De lá, ele seguiu para a ilha de Lesbos, na Grécia, onde pôde acompanhar a chegada por barco de alguns dos grupos de refugiados. Para filmar seu projeto, viajou ainda a lugares como Turquia, Líbano, Paquistão, Myanmar, Faixa de Gaza, entre outros –o filme mostra acontecimentos em um total de 23 países.

Divulgação
Cena de 'Human Flow - Não Existe Lar Se Não Há Para Onde Ir', de Ai Weiwei
Cena de 'Human Flow - Não Existe Lar Se Não Há Para Onde Ir', de Ai Weiwei

Segundo Dantas, que organiza uma exposição com Weiwei no Brasil, o principal mérito do longa é "não buscar um único culpado" para a situação e aceitar que o acúmulo de problemas, como mudanças do clima, desastres naturais e a conjuntura política e econômica no mundo, têm papel importante no rumo dos acontecimentos.

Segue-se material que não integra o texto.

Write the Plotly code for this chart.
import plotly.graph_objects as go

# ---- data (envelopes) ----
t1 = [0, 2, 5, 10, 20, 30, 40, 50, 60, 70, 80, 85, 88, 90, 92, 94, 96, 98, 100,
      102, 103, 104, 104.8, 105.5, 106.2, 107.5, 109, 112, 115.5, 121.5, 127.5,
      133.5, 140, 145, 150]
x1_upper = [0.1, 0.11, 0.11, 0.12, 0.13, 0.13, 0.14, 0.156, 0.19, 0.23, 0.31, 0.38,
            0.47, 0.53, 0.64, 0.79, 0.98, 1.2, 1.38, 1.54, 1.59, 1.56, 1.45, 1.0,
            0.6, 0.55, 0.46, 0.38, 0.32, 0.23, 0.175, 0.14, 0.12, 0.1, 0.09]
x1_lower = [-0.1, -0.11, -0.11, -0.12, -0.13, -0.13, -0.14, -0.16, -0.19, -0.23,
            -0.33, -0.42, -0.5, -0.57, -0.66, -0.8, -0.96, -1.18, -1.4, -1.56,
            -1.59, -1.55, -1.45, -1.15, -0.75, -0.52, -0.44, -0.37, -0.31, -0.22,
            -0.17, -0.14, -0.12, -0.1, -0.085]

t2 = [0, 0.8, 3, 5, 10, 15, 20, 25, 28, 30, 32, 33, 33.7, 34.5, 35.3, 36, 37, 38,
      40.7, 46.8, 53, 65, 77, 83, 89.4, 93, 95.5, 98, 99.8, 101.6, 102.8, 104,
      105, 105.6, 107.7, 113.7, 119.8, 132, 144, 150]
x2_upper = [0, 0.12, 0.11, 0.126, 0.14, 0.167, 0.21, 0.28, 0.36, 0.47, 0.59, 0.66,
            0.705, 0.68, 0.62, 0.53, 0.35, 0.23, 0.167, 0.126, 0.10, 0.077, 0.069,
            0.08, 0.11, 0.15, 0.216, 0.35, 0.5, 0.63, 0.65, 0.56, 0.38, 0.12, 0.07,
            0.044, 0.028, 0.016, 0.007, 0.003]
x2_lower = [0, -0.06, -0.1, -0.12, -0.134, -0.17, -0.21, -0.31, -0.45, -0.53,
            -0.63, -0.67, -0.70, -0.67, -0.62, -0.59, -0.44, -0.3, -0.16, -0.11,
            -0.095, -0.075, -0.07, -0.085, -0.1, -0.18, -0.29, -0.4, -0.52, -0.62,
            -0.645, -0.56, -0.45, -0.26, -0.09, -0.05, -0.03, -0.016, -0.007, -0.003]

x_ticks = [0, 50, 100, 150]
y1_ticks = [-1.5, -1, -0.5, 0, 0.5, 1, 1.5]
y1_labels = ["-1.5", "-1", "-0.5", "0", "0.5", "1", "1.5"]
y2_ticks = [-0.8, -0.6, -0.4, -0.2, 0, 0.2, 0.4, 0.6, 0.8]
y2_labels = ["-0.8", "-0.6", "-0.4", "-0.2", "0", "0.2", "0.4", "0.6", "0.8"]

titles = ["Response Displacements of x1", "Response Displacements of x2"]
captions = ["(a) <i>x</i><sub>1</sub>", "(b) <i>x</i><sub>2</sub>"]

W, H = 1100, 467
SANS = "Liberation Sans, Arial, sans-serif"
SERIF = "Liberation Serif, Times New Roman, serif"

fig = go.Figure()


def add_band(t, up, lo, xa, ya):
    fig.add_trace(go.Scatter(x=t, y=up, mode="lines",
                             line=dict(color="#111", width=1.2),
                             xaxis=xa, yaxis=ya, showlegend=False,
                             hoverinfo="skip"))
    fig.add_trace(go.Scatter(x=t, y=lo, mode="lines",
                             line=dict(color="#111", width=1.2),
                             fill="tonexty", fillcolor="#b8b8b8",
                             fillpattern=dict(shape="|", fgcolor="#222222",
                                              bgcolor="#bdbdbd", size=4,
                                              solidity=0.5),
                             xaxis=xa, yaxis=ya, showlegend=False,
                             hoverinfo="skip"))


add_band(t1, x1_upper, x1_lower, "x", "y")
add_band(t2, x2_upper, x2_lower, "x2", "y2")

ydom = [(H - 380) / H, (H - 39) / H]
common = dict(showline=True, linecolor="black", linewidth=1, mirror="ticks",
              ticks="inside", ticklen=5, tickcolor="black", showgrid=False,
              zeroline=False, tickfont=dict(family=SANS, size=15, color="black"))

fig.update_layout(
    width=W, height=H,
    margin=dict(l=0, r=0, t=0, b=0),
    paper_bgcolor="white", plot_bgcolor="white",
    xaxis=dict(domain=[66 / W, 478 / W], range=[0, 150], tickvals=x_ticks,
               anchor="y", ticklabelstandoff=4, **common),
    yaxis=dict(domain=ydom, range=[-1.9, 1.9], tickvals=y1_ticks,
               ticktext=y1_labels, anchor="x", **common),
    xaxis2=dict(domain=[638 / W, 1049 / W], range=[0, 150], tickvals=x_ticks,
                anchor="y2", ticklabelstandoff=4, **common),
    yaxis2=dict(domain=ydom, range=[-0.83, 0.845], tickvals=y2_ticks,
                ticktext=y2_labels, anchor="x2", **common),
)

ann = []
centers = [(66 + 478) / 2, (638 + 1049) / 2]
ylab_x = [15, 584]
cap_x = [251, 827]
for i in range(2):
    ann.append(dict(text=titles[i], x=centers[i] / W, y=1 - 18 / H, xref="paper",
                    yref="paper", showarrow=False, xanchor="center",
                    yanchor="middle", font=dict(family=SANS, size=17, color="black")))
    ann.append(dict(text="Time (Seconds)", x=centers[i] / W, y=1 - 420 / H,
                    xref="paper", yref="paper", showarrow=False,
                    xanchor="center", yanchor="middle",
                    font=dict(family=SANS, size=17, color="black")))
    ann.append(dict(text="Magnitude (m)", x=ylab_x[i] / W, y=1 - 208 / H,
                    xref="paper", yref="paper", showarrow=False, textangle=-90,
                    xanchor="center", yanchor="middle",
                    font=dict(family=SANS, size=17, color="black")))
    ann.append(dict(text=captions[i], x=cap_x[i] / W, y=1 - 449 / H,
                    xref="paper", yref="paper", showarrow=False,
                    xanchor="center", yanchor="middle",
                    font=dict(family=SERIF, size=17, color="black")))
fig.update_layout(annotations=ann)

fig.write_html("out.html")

O curador disse que é necessário ter maior empatia pelos refugiados e que há hipocrisia na atitude de alguns de condenar as imigrações, já que o ato de se deslocar em busca de melhores condições de vida é intrínseco à história da humanidade.

"Os refugiados somos todos nós, porque nossos ancestrais também tiveram que se locomover de um lugar para outro para sobreviver", afirmou.

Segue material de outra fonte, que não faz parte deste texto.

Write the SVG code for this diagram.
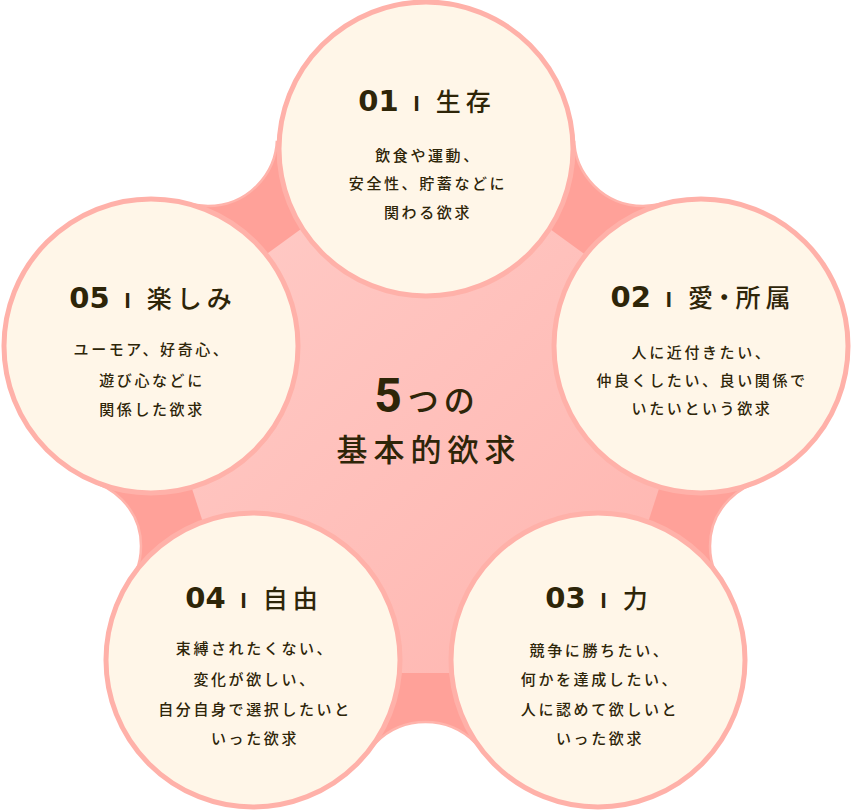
<svg xmlns="http://www.w3.org/2000/svg" width="851" height="811" viewBox="0 0 851 811">
<defs>
<linearGradient id="lg" x1="0" y1="0" x2="1" y2="1">
<stop offset="0" stop-color="#ffcdc9"/>
<stop offset="1" stop-color="#ffb4ae"/>
</linearGradient>
<clipPath id="dclip"><polygon points="426,149 643,137 700,346 776,546 598,660 425.5,792 253,660 75,546 151,346 208,137"/></clipPath>
</defs>
<style>
.bridge{fill:#ffa199}
.cut{fill:#ffffff}
.cutline{fill:none;stroke:#ffb3ab;stroke-width:2.5}
.core{fill:url(#lg)}
.ring{fill:#fff6e8;stroke:#ffb1a9;stroke-width:5}
text{fill:#2e2508;text-anchor:middle;font-family:"Noto Sans CJK JP","Noto Sans",sans-serif}
.n{font-family:"DejaVu Sans",sans-serif;font-weight:700;font-size:29px}
.b{font-family:"Liberation Sans",Arial,sans-serif;font-size:22px;font-weight:700}
.k{font-size:25px;font-weight:500;letter-spacing:5px}
.p{font-feature-settings:"palt"}
.d{font-size:15px;font-weight:500;letter-spacing:2.6px}
.c5{font-family:Roboto,"Noto Sans",sans-serif;font-weight:700;font-size:48px}
.ck{font-size:31px;font-weight:500;letter-spacing:5px}
</style>
<rect width="851" height="811" fill="#ffffff"/>
<g id="background">
<polygon class="bridge" points="426,149 643,137 700,346 776,546 598,660 425.5,792 253,660 75,546 151,346 208,137"/>
<circle class="cut" cx="643" cy="137" r="69"/>
<circle class="cut" cx="208" cy="137" r="69"/>
<circle class="cut" cx="776" cy="546" r="66"/>
<circle class="cut" cx="75" cy="546" r="66"/>
<circle class="cut" cx="425.5" cy="792" r="70"/>
<g clip-path="url(#dclip)">
<circle class="cutline" cx="643" cy="137" r="69"/>
<circle class="cutline" cx="208" cy="137" r="69"/>
<circle class="cutline" cx="776" cy="546" r="66"/>
<circle class="cutline" cx="75" cy="546" r="66"/>
<circle class="cutline" cx="425.5" cy="792" r="70"/>
</g>
<polygon class="core" points="425.5,138.6 706.4,342.7 599.1,673 251.9,673 144.6,342.7"/>
</g>
<g id="connectors"></g>
<g id="node-center">
<text x="427" y="412"><tspan class="c5">5</tspan><tspan class="ck" dx="6">つの</tspan></text>
<text class="ck" x="429" y="461" style="letter-spacing:6px">基本的欲求</text>
</g>
<g id="node-1">
<circle class="ring" cx="426" cy="149" r="147"/>
<text x="427" y="111"><tspan class="n">01</tspan><tspan class="b" dx="15">I</tspan><tspan class="k" dx="16">生存</tspan></text>
<text class="d" x="428" y="161">飲食や運動、</text>
<text class="d" x="428" y="189">安全性、貯蓄などに</text>
<text class="d" x="428" y="218">関わる欲求</text>
</g>
<g id="node-2">
<circle class="ring" cx="701" cy="346" r="147"/>
<text x="703" y="307"><tspan class="n">02</tspan><tspan class="b" dx="15">I</tspan><tspan class="k p" dx="16">愛・所属</tspan></text>
<text class="d" x="702" y="358">人に近付きたい、</text>
<text class="d" x="702" y="386">仲良くしたい、良い関係で</text>
<text class="d" x="702" y="414">いたいという欲求</text>
</g>
<g id="node-3">
<circle class="ring" cx="598" cy="660" r="147"/>
<text x="599" y="608"><tspan class="n">03</tspan><tspan class="b" dx="15">I</tspan><tspan class="k" dx="16">力</tspan></text>
<text class="d" x="600" y="656">競争に勝ちたい、</text>
<text class="d" x="600" y="685">何かを達成したい、</text>
<text class="d" x="600" y="715">人に認めて欲しいと</text>
<text class="d" x="600" y="744">いった欲求</text>
</g>
<g id="node-4">
<circle class="ring" cx="253" cy="660" r="147"/>
<text x="254" y="608"><tspan class="n">04</tspan><tspan class="b" dx="15">I</tspan><tspan class="k" dx="16">自由</tspan></text>
<text class="d" x="255" y="654">束縛されたくない、</text>
<text class="d" x="255" y="685">変化が欲しい、</text>
<text class="d" x="255" y="715">自分自身で選択したいと</text>
<text class="d" x="255" y="744">いった欲求</text>
</g>
<g id="node-5">
<circle class="ring" cx="151" cy="346" r="147"/>
<text x="153" y="308"><tspan class="n">05</tspan><tspan class="b" dx="15">I</tspan><tspan class="k" dx="16">楽しみ</tspan></text>
<text class="d" x="152" y="355">ユーモア、好奇心、</text>
<text class="d" x="152" y="386">遊び心などに</text>
<text class="d" x="152" y="415">関係した欲求</text>
</g>
</svg>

Ele também questionou o cineasta sobre o fato de o filme não mostrar fluxos de migração nacionais. Segundo Dantas, estes teriam, dentro de países como Brasil e China, consequências semelhantes às da crise de refugiados, como tensões raciais, religiosas e sociais.

Weiwei disse que a maior dificuldade para que esse aspecto fosse mostrado seria produzir o filme na China, onde não conseguiria recursos financeiros nem apoio para as filmagens necessárias.

O artista, no entanto, concordou com a visão de Dantas e lembrou que parte dos mais de 100 milhões de chineses que migraram do campo para a cidade nos últimos anos vive hoje em condições de trabalho próximas às da escravidão.

O cineasta disse hoje enxergar um futuro ainda mais difícil para os refugiados, com a recente ascensão de movimentos ultraconservadores pelo mundo e a redução do número de pessoas acolhidas na Europa e Estados Unidos.

"É uma política muito ruim, que na prática representa a falta de um futuro para essas pessoas e uma redução das possibilidades para que vivam uma vida mais digna."

O evento também registrou protestos de espectadores contra a Folha. Participantes gritaram "fora, Folha" e "Folha golpista" durante as falas do jornalista Mario Cesar Carvalho no início do debate.